= WHAT YOU WILL DO =
Only the lines from the start of the data below through the line that contains "import matplotlib.pyplot as plt" are to be copied, exactly and without pictures.

[BEGIN DATA EXCERPT]

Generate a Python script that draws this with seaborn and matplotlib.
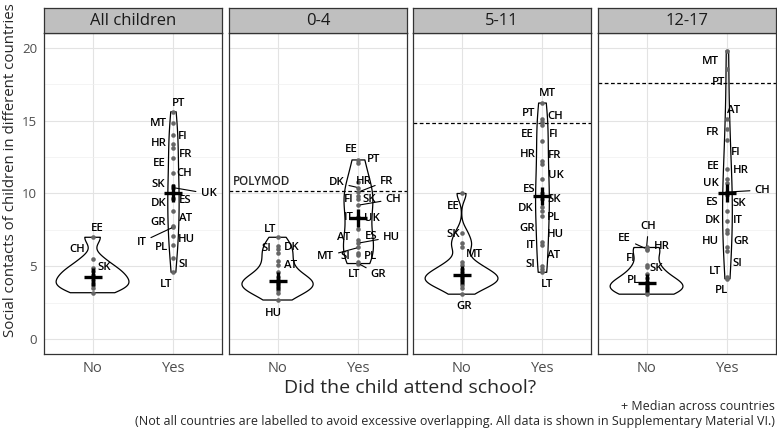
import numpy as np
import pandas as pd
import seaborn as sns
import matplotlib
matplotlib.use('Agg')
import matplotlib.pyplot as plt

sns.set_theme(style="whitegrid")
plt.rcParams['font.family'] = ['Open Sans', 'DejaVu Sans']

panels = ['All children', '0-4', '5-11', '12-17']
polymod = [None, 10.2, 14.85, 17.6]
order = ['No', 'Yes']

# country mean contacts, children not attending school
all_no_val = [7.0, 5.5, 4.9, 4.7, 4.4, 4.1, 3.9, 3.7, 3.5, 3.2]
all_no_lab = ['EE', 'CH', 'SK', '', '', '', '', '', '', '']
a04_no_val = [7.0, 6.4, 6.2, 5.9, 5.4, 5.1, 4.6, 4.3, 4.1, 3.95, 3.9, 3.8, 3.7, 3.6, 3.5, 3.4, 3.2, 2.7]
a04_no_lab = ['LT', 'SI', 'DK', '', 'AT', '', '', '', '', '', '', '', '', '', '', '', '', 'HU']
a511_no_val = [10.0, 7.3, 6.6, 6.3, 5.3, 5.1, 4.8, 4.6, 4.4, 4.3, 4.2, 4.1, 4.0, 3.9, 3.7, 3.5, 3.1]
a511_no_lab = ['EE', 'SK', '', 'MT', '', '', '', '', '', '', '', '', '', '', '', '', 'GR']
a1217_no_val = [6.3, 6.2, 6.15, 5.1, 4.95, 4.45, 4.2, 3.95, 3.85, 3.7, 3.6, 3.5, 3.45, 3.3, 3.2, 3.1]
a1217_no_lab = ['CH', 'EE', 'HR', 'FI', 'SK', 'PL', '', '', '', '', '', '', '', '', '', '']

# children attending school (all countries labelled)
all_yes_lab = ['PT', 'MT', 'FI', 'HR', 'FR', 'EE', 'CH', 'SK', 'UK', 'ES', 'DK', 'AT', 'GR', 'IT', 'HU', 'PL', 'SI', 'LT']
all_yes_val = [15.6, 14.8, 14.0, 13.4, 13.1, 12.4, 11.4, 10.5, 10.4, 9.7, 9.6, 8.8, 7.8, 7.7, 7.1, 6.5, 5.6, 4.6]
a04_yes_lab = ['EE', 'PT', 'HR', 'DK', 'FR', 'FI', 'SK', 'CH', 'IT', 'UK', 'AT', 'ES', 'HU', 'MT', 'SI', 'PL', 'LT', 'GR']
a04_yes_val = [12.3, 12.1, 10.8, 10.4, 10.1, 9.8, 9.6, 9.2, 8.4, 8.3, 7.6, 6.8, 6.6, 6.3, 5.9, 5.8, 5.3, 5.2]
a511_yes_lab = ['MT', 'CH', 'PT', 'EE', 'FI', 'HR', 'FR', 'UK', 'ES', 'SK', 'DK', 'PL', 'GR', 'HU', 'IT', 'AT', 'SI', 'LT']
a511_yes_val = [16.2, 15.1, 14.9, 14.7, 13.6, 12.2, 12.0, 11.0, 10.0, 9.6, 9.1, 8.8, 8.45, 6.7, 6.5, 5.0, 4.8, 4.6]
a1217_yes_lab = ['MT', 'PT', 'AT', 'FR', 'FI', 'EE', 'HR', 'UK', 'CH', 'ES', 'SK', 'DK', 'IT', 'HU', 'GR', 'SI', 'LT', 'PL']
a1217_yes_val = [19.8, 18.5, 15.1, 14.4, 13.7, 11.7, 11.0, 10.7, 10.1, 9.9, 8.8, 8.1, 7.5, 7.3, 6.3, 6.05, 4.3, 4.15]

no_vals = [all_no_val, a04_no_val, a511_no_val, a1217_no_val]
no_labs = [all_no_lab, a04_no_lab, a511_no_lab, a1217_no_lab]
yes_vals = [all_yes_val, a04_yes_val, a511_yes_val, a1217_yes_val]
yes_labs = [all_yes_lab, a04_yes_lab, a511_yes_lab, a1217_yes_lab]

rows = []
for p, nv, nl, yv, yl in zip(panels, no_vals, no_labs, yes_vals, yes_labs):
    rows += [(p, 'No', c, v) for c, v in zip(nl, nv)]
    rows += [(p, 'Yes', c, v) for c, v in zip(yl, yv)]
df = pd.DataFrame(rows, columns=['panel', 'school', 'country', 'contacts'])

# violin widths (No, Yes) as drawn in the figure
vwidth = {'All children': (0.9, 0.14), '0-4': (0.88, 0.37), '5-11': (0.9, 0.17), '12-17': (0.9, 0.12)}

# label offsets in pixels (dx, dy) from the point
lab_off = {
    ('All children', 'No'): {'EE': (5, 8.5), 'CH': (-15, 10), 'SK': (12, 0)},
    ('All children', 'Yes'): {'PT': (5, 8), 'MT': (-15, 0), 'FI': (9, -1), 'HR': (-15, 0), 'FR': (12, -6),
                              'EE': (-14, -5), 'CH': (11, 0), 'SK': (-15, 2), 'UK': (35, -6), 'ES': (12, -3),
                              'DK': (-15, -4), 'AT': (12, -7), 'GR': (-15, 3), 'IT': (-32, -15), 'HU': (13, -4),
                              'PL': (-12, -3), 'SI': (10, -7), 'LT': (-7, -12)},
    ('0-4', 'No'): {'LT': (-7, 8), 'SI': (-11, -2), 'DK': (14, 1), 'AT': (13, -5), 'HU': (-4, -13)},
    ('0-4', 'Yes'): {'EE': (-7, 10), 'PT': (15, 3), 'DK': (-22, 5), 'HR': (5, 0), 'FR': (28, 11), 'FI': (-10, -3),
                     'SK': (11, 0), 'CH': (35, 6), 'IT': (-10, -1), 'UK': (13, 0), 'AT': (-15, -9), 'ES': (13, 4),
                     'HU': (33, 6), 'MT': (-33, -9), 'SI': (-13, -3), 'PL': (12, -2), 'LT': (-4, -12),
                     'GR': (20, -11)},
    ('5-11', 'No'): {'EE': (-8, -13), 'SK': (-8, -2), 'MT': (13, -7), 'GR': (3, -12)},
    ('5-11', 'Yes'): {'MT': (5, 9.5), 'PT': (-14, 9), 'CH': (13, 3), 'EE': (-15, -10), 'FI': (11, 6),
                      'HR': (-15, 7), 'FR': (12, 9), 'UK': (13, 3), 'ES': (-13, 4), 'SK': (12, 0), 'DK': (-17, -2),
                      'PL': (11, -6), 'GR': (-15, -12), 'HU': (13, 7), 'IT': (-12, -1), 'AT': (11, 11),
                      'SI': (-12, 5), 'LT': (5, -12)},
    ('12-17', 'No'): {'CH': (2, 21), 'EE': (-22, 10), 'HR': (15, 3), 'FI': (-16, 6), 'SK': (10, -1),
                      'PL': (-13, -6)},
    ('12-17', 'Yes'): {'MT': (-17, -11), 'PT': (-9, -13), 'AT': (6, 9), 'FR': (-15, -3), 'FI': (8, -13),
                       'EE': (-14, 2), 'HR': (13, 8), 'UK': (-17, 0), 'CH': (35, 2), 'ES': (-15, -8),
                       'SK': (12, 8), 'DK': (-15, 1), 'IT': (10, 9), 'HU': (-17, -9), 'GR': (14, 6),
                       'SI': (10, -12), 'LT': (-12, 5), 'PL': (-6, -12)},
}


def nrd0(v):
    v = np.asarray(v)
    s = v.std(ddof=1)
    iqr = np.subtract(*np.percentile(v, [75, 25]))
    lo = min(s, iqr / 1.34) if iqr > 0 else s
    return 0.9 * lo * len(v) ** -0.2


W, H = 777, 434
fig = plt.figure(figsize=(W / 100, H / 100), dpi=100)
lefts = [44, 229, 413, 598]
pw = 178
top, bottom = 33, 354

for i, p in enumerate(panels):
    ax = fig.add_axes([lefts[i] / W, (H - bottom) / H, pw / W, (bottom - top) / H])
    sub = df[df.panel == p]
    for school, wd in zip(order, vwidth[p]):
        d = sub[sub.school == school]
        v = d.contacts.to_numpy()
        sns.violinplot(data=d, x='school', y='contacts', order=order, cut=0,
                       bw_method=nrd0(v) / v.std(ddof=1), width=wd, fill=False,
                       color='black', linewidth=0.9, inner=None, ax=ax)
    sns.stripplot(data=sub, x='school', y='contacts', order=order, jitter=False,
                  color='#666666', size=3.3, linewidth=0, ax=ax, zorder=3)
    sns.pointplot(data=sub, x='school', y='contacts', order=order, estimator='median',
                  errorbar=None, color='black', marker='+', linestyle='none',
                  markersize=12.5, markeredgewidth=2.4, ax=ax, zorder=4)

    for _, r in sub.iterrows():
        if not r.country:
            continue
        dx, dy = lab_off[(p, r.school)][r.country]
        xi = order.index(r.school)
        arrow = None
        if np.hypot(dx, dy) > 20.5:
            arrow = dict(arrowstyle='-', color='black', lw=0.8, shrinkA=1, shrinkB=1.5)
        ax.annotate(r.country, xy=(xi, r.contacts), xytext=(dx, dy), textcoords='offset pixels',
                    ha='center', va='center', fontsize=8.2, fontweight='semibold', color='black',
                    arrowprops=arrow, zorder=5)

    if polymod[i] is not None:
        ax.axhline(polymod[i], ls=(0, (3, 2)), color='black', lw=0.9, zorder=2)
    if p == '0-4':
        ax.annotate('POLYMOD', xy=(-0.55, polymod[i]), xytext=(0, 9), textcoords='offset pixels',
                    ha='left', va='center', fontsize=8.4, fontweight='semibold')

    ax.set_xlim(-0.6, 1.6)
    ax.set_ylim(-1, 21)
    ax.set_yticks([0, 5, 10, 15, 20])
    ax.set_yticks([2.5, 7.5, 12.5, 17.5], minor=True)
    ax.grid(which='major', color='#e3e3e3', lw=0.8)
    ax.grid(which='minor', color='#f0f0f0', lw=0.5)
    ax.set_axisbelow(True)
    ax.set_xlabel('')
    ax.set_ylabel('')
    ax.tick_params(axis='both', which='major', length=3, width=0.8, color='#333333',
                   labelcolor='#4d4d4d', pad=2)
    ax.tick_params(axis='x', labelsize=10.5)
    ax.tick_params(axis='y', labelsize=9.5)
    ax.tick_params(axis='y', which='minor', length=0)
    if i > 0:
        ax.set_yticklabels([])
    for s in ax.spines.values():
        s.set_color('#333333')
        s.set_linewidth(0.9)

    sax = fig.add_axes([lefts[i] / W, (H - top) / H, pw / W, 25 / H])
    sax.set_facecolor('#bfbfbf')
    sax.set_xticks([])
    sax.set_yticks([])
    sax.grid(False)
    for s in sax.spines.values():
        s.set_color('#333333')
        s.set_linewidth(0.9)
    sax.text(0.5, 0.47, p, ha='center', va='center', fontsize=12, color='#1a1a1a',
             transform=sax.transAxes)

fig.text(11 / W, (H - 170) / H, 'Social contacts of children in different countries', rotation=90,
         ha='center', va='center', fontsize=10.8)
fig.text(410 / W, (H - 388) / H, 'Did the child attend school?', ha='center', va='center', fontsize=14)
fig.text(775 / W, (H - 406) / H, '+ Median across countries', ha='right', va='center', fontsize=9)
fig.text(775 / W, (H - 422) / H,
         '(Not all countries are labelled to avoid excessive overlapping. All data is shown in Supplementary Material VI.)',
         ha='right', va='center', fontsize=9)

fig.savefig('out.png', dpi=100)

[END DATA EXCERPT]

= ANSWER TO THIS EXERCISE =
Generate a Python script that draws this with seaborn and matplotlib.
import numpy as np
import pandas as pd
import seaborn as sns
import matplotlib
matplotlib.use('Agg')
import matplotlib.pyplot as plt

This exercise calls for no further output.